- Baie du Tombeau Location within Mauritius
- Coordinates: 20°6′49.7916″S 57°30′23.6736″E﻿ / ﻿20.113831000°S 57.506576000°E
- Country: Mauritius
- Districts: Pamplemousses District

Government

Population (2011)
- • Total: 14,687
- • Density: 1,963.5/km^{2} (5,085/sq mi)
- Time zone: UTC+4 (MUT)
- Area code: 230
- ISO 3166 code: MU

= Baie du Tombeau =

Baie du Tombeau is a village in Mauritius located in the Pamplemousses District, situated near the Rivière du Tombeau. The village is administered by the Baie du Tombeau Village Council under the aegis of the Pamplemousses District Council. According to the census by Statistics Mauritius in 2011, the population was at 14,687.

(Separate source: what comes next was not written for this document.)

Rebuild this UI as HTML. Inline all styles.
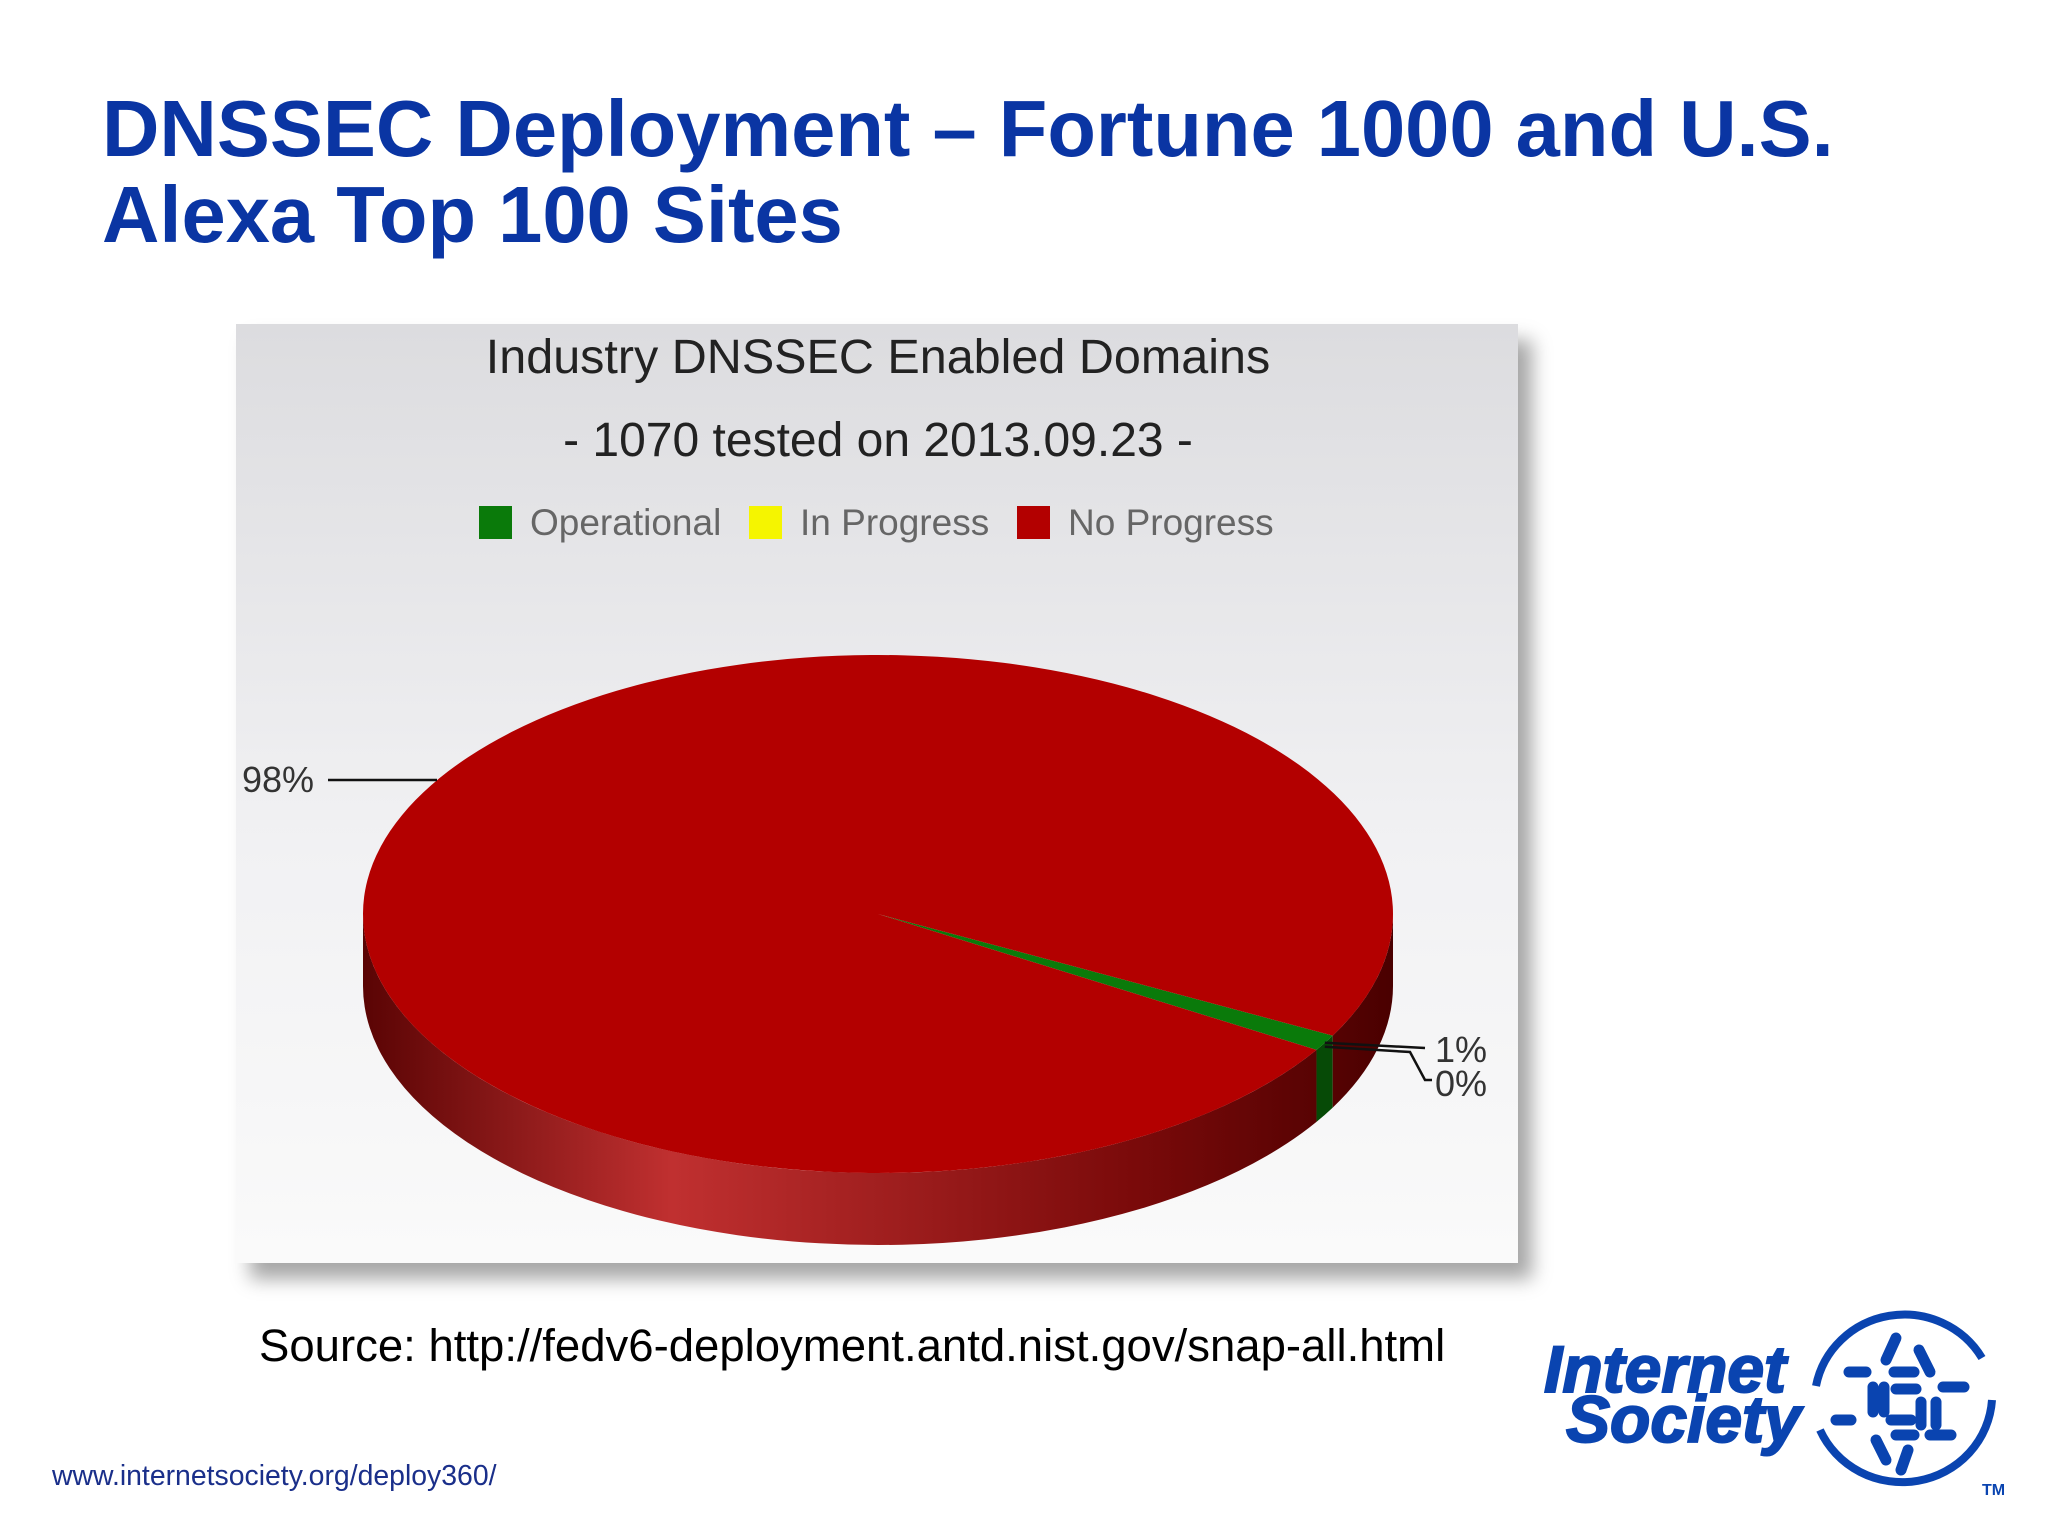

Baie du Tombeau was home to HMS Mauritius, a Royal Navy wireless station.

The bay itself faces west to North-West and has 3 km of coral reef protecting a shallow lagoon and sandy beaches stretching from Rivulet Terre rouge bird sanctuary to the Tombeau river's estuary at Le Goulet.

The area is particularly appreciated for its easy access to the capital Port Louis (in less than 10 minutes) and for its convenient facilities as well as proximity to the large Riche Terre shopping mall.

The weather is pleasant being less windy or rainy than the east coast or central plateau and not as hot as the south west.

Riche Terre Mall is found in the vicinity and easily accessible for shopping, a day-out and for dining. The mall provides free parking for visitors and has a bus stop.